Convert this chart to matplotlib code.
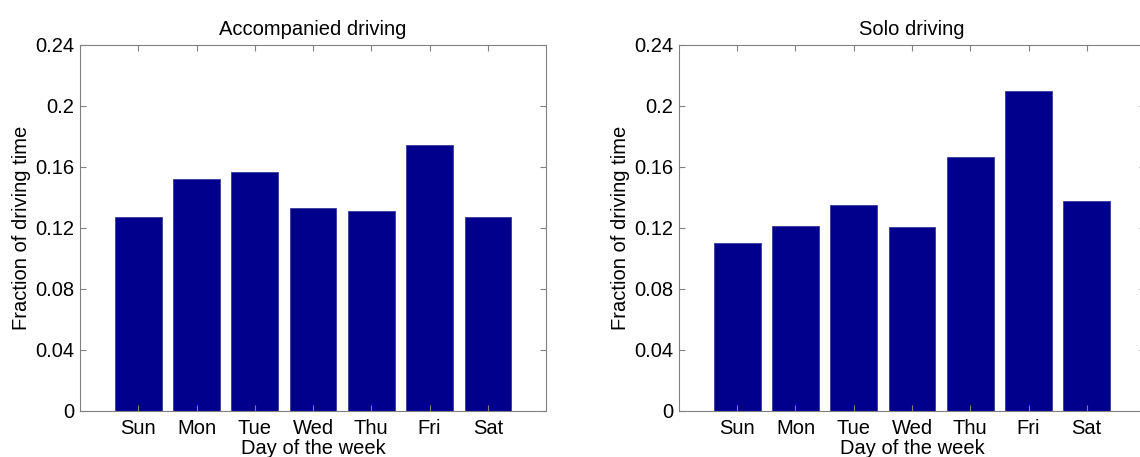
-*-*-
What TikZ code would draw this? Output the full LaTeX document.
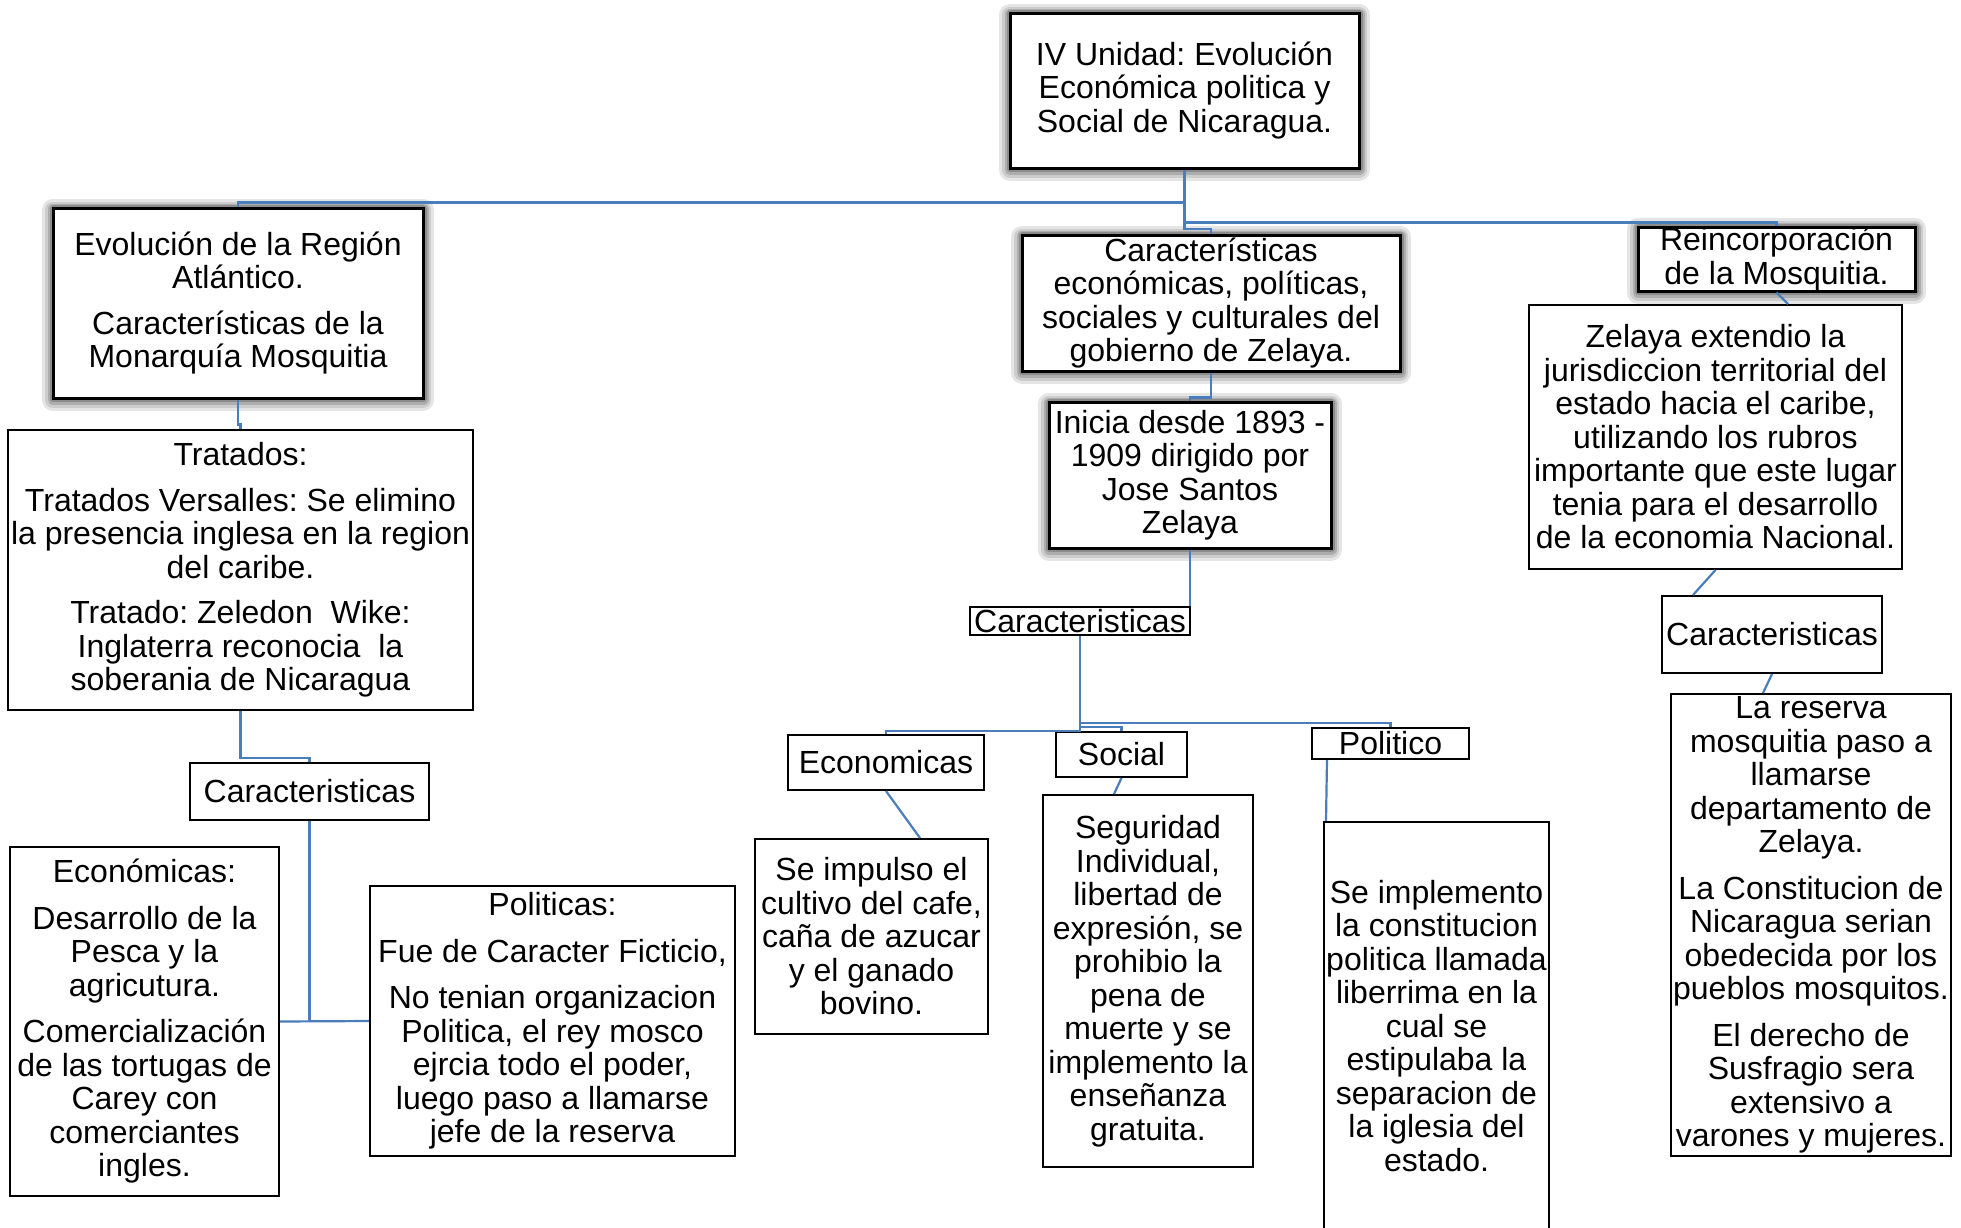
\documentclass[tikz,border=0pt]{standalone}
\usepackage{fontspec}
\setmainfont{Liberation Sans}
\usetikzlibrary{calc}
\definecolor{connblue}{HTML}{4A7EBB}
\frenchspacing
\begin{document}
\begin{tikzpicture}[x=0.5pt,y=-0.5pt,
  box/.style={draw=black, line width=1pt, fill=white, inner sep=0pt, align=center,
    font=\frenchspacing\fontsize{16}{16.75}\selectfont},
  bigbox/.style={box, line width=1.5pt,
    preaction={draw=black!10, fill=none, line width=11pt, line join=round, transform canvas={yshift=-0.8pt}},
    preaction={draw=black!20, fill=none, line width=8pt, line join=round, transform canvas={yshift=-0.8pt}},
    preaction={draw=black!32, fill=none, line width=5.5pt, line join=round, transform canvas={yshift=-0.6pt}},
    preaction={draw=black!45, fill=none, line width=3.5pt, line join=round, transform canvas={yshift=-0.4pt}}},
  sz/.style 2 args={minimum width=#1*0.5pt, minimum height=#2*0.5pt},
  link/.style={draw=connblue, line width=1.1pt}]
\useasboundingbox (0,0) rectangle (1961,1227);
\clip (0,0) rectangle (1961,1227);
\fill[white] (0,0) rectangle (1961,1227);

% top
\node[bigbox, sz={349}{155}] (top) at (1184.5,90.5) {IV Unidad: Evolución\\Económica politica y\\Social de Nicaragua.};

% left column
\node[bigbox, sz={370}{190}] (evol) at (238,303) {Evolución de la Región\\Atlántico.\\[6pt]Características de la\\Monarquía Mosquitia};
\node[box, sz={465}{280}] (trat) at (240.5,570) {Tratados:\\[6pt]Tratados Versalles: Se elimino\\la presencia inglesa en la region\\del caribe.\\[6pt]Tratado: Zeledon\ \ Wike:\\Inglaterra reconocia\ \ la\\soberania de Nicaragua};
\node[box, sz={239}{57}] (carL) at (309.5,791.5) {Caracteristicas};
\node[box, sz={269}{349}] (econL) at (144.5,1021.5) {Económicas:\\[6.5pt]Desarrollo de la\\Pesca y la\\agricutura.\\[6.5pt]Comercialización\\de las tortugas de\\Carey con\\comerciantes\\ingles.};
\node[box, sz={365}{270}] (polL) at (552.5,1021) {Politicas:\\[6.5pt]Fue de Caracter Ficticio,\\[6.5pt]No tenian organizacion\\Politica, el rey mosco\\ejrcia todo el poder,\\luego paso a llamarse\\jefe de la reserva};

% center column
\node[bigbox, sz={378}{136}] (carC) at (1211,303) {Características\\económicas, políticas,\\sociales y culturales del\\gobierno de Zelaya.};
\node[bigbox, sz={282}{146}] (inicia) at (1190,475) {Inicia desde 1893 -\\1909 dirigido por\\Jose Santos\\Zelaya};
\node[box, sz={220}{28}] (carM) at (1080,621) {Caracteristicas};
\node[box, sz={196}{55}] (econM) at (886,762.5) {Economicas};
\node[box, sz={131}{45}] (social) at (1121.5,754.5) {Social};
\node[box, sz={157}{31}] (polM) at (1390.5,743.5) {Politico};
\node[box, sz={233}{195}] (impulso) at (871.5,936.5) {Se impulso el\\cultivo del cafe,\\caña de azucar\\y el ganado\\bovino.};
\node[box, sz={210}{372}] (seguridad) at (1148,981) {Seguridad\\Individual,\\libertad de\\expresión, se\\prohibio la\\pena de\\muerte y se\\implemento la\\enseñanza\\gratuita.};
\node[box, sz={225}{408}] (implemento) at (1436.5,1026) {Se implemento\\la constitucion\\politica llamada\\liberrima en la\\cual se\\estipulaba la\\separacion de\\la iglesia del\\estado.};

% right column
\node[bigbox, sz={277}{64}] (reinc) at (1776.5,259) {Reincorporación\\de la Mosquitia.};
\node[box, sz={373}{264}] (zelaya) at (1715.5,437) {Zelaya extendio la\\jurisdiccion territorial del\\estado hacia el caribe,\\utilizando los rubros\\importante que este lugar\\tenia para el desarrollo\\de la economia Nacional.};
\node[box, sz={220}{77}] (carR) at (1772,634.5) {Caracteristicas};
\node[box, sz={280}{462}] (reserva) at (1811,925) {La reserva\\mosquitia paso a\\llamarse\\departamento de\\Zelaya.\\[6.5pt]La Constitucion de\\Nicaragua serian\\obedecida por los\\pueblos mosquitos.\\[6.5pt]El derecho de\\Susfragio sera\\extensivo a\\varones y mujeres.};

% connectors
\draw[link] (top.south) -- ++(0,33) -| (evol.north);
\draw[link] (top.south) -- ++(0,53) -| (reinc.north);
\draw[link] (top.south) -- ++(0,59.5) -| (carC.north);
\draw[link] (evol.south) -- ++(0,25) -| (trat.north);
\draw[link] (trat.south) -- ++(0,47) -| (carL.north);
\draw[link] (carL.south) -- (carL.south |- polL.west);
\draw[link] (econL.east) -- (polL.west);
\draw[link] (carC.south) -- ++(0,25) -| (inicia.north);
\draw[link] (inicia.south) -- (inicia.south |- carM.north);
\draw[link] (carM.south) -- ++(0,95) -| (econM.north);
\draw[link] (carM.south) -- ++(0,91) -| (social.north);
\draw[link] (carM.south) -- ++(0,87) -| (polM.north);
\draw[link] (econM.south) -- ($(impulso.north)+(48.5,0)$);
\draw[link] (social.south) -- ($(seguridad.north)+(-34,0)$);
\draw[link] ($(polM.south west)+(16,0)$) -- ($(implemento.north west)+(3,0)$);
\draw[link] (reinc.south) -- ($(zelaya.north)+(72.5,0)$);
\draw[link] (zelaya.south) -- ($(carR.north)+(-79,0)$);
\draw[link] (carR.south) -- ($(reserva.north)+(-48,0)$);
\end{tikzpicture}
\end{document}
-*-*-
**Problem to solve**
Pictures stay out: repeat exactly only the lines from the one with "What TikZ code" through the one with "(top) at (1184.5,90.5)".

**Task result**
What TikZ code would draw this? Output the full LaTeX document.
\documentclass[tikz,border=0pt]{standalone}
\usepackage{fontspec}
\setmainfont{Liberation Sans}
\usetikzlibrary{calc}
\definecolor{connblue}{HTML}{4A7EBB}
\frenchspacing
\begin{document}
\begin{tikzpicture}[x=0.5pt,y=-0.5pt,
  box/.style={draw=black, line width=1pt, fill=white, inner sep=0pt, align=center,
    font=\frenchspacing\fontsize{16}{16.75}\selectfont},
  bigbox/.style={box, line width=1.5pt,
    preaction={draw=black!10, fill=none, line width=11pt, line join=round, transform canvas={yshift=-0.8pt}},
    preaction={draw=black!20, fill=none, line width=8pt, line join=round, transform canvas={yshift=-0.8pt}},
    preaction={draw=black!32, fill=none, line width=5.5pt, line join=round, transform canvas={yshift=-0.6pt}},
    preaction={draw=black!45, fill=none, line width=3.5pt, line join=round, transform canvas={yshift=-0.4pt}}},
  sz/.style 2 args={minimum width=#1*0.5pt, minimum height=#2*0.5pt},
  link/.style={draw=connblue, line width=1.1pt}]
\useasboundingbox (0,0) rectangle (1961,1227);
\clip (0,0) rectangle (1961,1227);
\fill[white] (0,0) rectangle (1961,1227);

% top
\node[bigbox, sz={349}{155}] (top) at (1184.5,90.5) {IV Unidad: Evolución\\Económica politica y\\Social de Nicaragua.};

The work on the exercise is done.